The scoring for each concerto is a solo violin, small string ensemble and continuo. Vivaldi follows the tried and tested fast-slow-fast structure for each season. Not a single concerto disappoints with lyrical and fiery virtuosity portraying the subtle nuance of each season.

Vivaldi’s music bristles with electric energy, passion and brilliance. It is no wonder these pieces remain so popular.

5. Tapiola (Op.112) by Jean Sibelius

This tone poem was written to a commission from the New York Philharmonic Society through Walter Damrosch. Damrosch was an American conductor and composer who had done much to encourage young composers.

The composition is based on Finnish folklore which tells of Tapio, an animated forest spirit. As mysterious as a woodland sprite might be, Sibelius’s music is equally enigmatic. The opening motif is cited by many as the basis for the entire piece.
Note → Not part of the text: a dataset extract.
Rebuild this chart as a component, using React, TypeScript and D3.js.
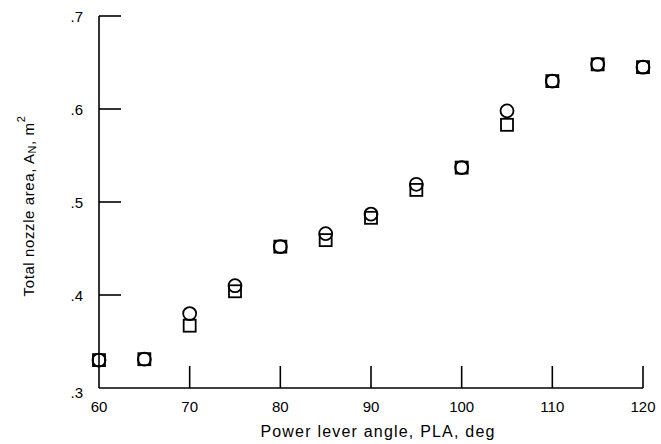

Sibelius is the undisputed master of the motif, creating enormous structures from the humblest of musical beginnings. In Tapiola, there is more at play.

The original material certainly kickstarts the organic development of the tone poem but Sibelius takes this so much further. The result is that the evolving motifs feel completely new.

There is a definite parallel in tone to the Seventh Symphony, although this work stands on its own merits. The scoring for Tapiola is not over-ambitious or scant, but exactly what the composer needs for the realisation of his ideas. Beautifully crafted music that came at the end of a long and difficult life.

6. An Alpine Symphony (Op.64) By Richard Strauss

Unlike the relatively modest orchestra Sibelius uses for Tapiola, Strauss assembles a colossal orchestra to perform his tone poem. The piece describes with absolute clarity, the eleven hours of a day spent climbing and descending from a mountain.

It is highly reflective of Strauss’s love of nature and is perhaps based on personal experience or that of others.

The fifty-minute work is played continuously although it is divided into sections. There are 22 of these, each with a title. We begin at dawn and close at night.

What you’ll hear in this monumental work are the sounds of nature at one extreme and another. It’s quite a terrifying piece brought to life vividly by Strauss’s scoring and the forces of the enormous orchestra.

Strauss had sketched a second part for this work following the death of his friend Gustav Mahler, but this was eventually abandoned.